On June 15, 1921, Edwin C. Stewart died, appointing his wife and the Ithaca Trust Company executors, and the Ithaca Trust Company trustee of the trusts created by his will. He gave the residue of his estate to his wife for life with authority to use from the principal any sum "that may be necessary to suitably maintain her in as much comfort as she now enjoys." After the death of the wife there were bequests in trust for admitted charities. The case presents two questions the first of which is whether the provision for the maintenance of the wife made the gifts to charity so uncertain that the deduction of the amount of those gifts from the gross estate under § 403(a)(3), supra, in order to ascertain the estate tax, cannot be allowed.
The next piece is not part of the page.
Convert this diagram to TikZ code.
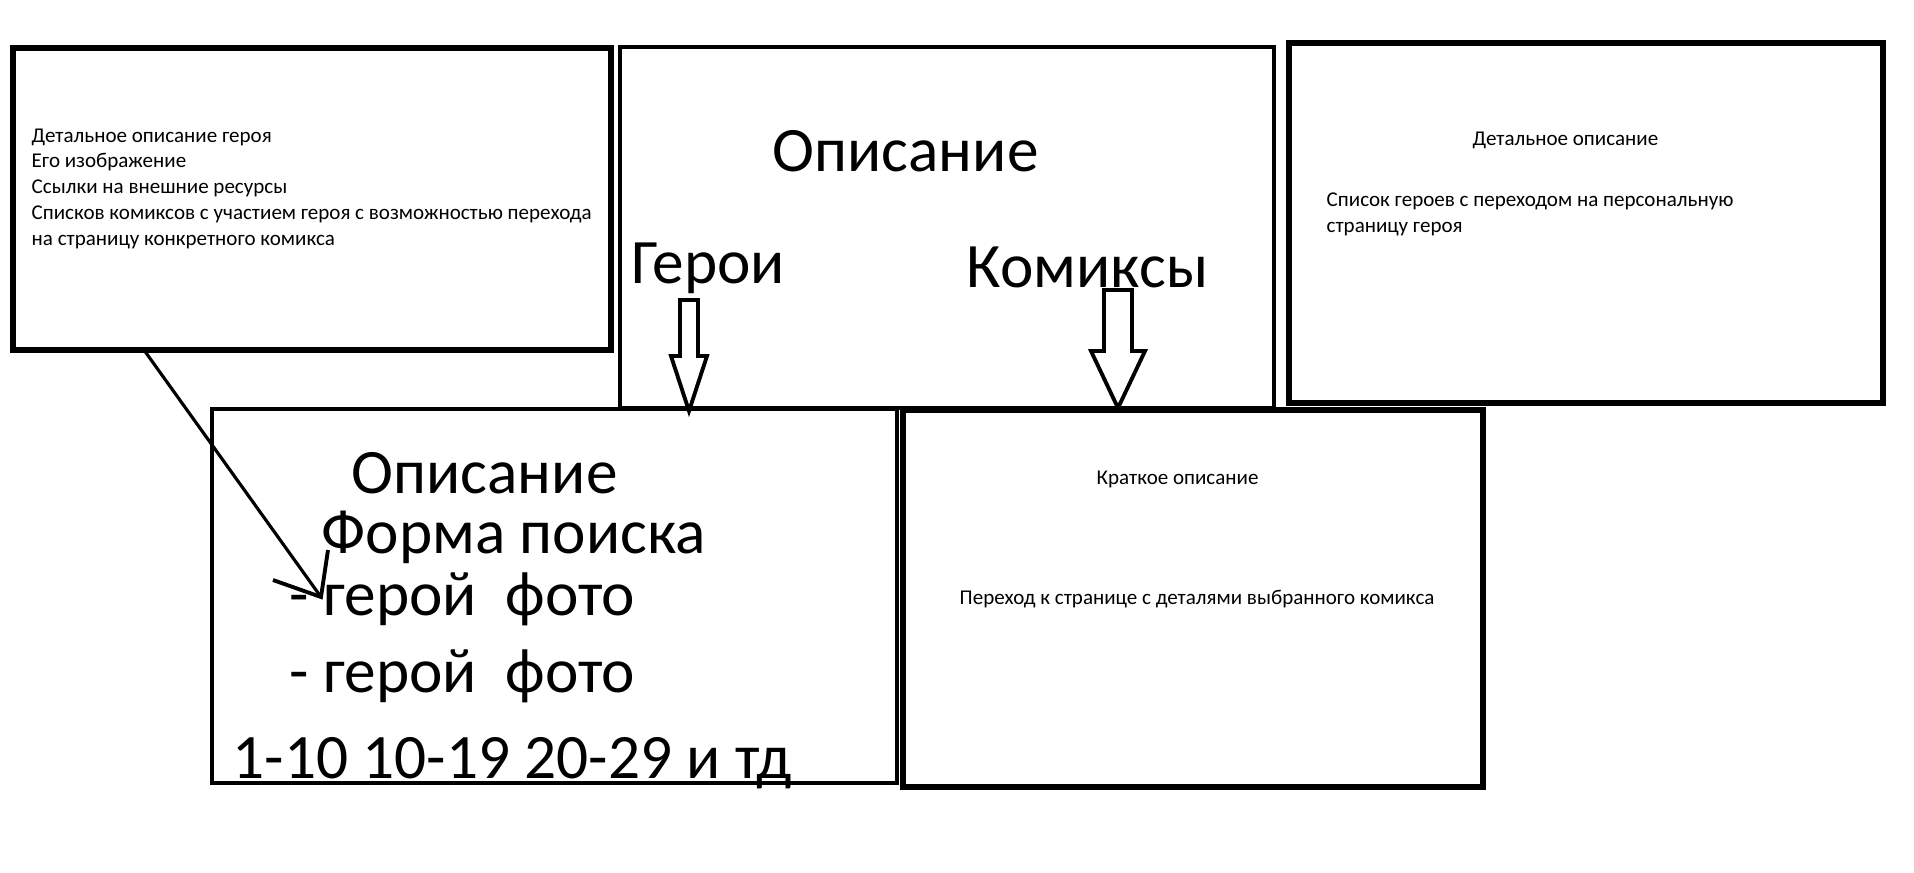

Humes v. United States, 276 U.S. 487, 494. This we are of opinion must be answered in the negative. The principal that could be used was only so much as might be necessary to continue the comfort then enjoyed. The standard was fixed in fact and capable of being stated in definite terms of money. It was not left to the widow's discretion. The income of the estate at the death of the testator, and even after debts and specific legacies had been paid, was more than sufficient to maintain the widow as required. There was no uncertainty appreciably greater than the general uncertainty that attends human affairs.
The second question is raised by the accident of the widow having died within the year granted by the statute, § 404, and regulations, for filing the return showing the deductions allowed by § 403, the value of the net estate and the tax paid or payable thereon. By § 403(a)(3) the net estate taxed is ascertained by deducting, among other things, gifts to charity such as were made in this case. But as those gifts were subject to the life estate of the widow, of course their value was diminished by the postponement that would last while the widow lived. The question is whether the amount of the diminution, that is, the length of the postponement, is to be determined by the event as it turned out, of the widow's death within six months, or by mortality tables showing the probabilities as they stood on the day when the testator died. The first impression is that it is absurd to resort to statistical probabilities when you know the fact. But this is due to inaccurate thinking. The estate so far as may be is settled as of the date of the testator's death. See Hooper v. Bradford, 178 Mass. 95, 97. The tax is on the act of the testator not on the receipt of property by the legatees. Young Men's Christian Association v. Davis, 264 U.S. 47, 50; Knowlton v. Moore, 178 U.S. 41, 49, and passim; New York Trust Co. v. Eisner, 256 U.S. 345, 348, 349; Edwards v. Slocum, 264 U.S. 61. Therefore the value of the thing to be taxed must be estimated as of the time when the act is done. But the value of property at a given time depends upon the relative intensity of the social desire for it at that time, expressed in the money that it would bring in the market. See International Harvester Co. v. Kentucky, 234 U.S. 216, 222. Like all values, as the word is used by the law, it depends largely on more or less certain prophecies of the future; and the value is no less real at that time if later the prophecy turns out false than when it comes out true. See Lewellyn v. Electric Reduction Co., 275 U.S. 243, 247. New York v. Sage, 239 U.S. 57, 61. Tempting as it is to correct uncertain probabilities by the now certain fact, we are of opinion that it cannot be done, but that the value of the wife's life interest must be estimated by the mortality tables. Our opinion is not changed by the necessary exceptions to the general rule specifically made by the Act.